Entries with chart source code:

════════

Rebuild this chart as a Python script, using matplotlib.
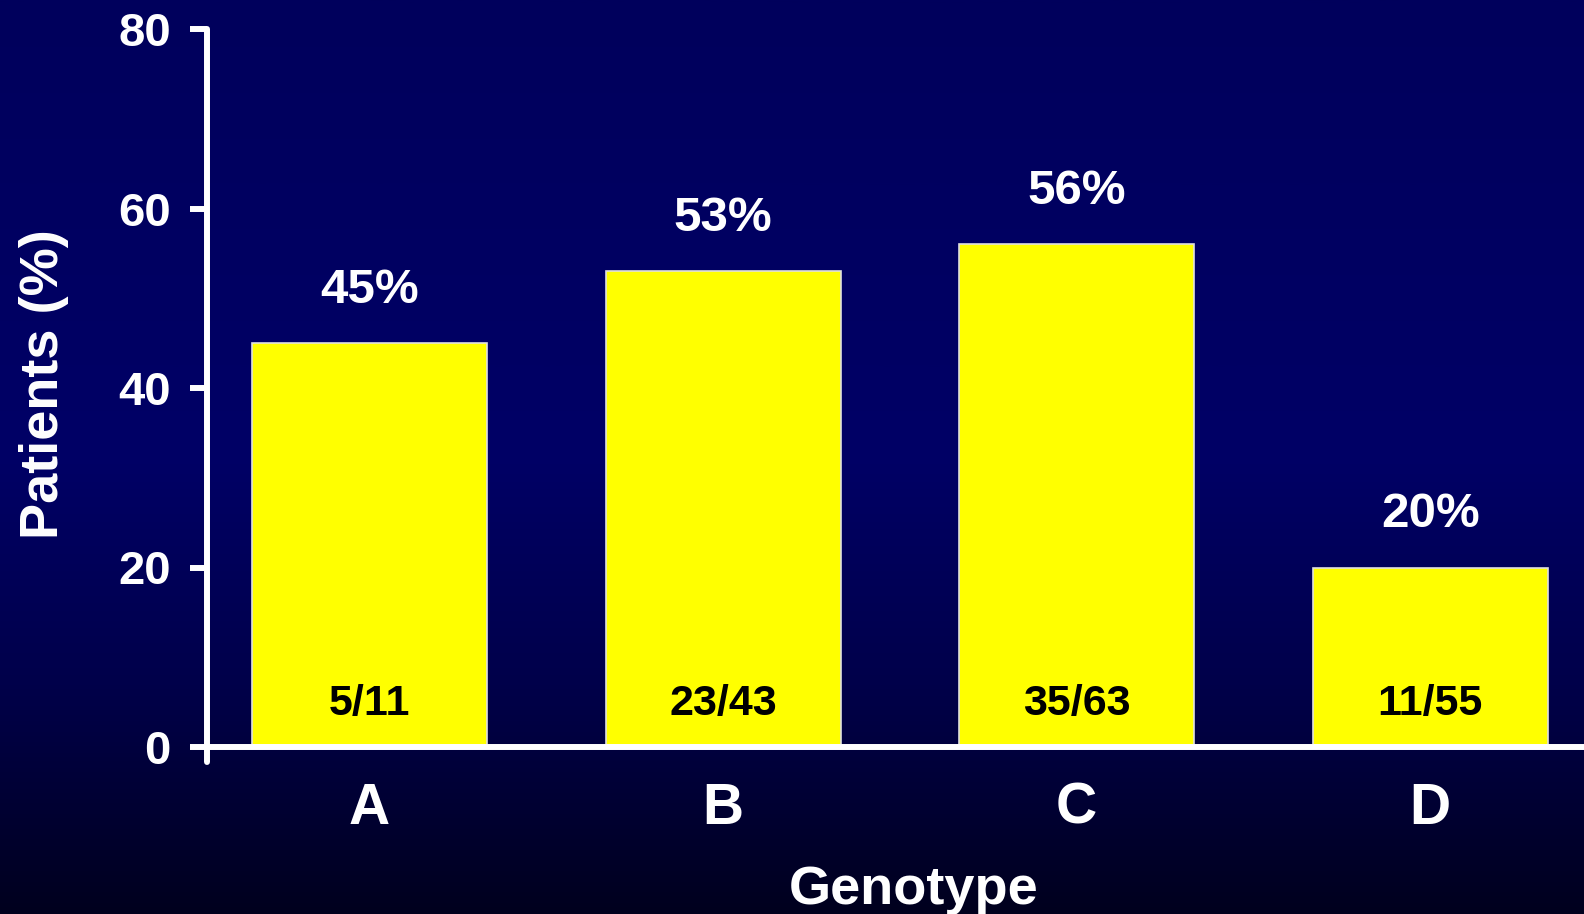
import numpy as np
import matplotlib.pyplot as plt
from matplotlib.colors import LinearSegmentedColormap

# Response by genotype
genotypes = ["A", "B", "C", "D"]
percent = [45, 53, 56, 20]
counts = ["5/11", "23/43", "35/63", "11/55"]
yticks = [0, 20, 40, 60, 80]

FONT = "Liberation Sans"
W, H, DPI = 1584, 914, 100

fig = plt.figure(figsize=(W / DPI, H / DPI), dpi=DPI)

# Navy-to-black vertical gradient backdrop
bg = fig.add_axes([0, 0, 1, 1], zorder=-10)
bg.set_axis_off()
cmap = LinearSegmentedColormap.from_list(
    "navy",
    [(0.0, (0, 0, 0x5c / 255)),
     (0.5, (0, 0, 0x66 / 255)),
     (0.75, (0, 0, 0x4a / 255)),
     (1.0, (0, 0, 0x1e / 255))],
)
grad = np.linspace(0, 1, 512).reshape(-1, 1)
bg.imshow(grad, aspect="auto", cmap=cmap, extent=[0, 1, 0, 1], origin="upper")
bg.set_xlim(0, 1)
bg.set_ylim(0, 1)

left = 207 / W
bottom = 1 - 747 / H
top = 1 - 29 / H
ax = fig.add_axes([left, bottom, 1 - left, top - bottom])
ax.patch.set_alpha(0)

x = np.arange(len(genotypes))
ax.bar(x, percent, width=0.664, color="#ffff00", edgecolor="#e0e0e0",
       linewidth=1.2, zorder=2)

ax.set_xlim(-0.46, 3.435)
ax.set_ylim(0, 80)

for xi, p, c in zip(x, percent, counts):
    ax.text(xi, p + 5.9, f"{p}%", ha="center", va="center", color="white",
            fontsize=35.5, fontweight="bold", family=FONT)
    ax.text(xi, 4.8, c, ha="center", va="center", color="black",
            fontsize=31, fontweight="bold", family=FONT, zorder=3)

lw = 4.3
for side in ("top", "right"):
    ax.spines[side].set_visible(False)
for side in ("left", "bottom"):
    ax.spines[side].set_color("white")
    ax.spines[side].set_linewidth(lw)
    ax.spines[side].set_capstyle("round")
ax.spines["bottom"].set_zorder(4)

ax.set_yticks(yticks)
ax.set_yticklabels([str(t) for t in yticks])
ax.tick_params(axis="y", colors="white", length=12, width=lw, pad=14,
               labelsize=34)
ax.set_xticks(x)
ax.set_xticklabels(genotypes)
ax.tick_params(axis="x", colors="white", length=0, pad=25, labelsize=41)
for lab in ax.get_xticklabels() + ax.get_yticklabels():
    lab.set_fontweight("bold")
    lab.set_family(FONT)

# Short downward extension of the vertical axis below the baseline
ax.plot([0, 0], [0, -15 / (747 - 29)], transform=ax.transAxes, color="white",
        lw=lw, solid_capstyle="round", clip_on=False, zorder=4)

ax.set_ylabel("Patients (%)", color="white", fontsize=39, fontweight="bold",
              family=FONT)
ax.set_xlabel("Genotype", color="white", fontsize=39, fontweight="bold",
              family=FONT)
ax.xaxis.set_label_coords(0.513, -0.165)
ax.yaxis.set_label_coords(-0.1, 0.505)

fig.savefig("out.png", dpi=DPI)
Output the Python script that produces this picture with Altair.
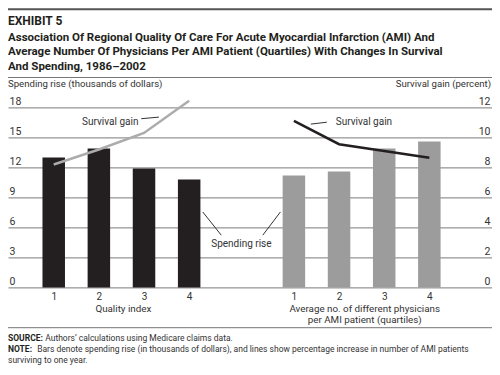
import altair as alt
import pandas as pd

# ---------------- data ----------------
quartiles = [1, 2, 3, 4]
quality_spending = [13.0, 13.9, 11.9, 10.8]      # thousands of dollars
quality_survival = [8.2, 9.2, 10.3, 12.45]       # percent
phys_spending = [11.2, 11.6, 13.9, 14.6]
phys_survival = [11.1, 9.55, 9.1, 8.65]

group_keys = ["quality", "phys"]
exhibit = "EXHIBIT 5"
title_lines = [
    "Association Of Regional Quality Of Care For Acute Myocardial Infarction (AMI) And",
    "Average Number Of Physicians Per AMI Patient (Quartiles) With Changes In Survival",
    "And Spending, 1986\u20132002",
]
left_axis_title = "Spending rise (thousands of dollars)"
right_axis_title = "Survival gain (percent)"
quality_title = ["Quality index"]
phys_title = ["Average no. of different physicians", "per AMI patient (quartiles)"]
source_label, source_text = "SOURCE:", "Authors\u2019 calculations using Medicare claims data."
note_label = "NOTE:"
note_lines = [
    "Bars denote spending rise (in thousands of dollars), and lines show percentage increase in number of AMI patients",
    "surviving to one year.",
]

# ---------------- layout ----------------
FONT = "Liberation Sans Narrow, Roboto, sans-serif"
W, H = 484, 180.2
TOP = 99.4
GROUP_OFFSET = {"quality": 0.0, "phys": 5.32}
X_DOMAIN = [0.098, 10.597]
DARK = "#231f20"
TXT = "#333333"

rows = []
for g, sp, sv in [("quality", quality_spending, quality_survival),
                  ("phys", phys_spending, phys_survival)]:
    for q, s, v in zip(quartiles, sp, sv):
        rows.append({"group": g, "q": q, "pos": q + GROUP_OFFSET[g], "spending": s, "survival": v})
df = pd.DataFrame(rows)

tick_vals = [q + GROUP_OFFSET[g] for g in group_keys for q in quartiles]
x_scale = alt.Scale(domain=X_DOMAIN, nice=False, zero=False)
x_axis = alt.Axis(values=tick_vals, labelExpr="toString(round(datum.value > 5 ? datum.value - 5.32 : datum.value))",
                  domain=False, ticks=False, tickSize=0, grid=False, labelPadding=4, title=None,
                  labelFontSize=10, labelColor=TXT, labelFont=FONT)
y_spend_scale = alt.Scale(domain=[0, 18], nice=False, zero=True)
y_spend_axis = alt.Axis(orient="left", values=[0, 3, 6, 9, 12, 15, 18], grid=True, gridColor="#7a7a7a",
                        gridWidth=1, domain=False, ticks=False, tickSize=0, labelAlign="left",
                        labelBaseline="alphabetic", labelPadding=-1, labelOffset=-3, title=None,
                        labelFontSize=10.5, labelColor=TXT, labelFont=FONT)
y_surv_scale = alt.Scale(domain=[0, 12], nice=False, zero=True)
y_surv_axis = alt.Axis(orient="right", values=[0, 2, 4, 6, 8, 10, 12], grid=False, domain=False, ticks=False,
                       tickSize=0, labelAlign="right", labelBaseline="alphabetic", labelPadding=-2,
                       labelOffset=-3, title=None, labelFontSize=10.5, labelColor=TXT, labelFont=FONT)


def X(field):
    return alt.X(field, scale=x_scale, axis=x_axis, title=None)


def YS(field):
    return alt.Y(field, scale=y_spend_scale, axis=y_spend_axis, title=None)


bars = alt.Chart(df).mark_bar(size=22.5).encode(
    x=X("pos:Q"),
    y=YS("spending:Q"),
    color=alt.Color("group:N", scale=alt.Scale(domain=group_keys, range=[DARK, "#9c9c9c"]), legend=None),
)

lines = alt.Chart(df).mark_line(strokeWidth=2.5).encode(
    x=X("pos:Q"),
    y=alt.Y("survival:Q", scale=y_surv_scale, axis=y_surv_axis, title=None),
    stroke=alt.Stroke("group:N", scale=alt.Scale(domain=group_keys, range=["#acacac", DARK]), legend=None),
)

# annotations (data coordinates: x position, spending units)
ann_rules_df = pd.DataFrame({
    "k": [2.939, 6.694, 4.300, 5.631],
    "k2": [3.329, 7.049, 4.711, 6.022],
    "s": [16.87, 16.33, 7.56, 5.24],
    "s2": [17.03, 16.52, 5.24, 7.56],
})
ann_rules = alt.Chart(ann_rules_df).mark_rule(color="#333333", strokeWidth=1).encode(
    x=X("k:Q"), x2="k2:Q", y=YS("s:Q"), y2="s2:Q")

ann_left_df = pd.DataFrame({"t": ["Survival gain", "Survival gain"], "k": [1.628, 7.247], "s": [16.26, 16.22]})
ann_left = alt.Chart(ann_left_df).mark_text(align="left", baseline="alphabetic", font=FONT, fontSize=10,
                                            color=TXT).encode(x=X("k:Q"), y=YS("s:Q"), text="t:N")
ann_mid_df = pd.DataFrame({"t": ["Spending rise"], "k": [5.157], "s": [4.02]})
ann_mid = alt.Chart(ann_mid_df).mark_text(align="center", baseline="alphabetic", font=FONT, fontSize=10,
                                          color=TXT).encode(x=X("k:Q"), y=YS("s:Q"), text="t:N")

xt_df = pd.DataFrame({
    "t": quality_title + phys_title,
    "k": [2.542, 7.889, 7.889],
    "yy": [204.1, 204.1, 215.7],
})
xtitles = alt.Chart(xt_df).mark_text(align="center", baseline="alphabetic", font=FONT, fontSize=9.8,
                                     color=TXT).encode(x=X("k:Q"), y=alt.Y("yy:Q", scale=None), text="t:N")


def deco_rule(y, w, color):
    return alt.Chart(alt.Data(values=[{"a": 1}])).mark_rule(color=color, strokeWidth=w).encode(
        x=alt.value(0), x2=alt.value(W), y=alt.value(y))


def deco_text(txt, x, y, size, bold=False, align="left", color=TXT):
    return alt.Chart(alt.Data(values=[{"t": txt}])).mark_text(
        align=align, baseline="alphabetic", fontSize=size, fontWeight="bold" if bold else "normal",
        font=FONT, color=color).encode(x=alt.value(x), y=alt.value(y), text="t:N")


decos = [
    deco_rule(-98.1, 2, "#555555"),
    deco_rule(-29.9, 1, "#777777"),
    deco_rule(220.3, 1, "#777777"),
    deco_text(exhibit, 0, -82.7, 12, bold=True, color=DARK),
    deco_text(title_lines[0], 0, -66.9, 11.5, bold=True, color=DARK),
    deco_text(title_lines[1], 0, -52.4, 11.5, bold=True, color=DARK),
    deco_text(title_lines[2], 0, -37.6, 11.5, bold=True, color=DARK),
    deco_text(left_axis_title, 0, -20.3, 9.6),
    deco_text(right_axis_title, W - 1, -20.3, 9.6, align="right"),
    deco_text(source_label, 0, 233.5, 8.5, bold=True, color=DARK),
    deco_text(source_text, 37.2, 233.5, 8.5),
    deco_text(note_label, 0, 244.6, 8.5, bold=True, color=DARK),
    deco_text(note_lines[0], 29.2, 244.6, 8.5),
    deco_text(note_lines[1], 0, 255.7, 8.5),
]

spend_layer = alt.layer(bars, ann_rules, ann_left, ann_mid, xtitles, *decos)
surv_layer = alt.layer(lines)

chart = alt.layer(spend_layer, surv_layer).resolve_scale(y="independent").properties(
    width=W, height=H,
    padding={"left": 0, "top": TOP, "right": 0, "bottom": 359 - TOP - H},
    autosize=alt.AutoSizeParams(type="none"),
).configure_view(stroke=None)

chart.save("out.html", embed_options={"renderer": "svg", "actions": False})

════════

Return each line that includes "matplotlib".

Rebuild this chart as a Python script, using matplotlib.
import matplotlib.pyplot as plt
from matplotlib.colors import LinearSegmentedColormap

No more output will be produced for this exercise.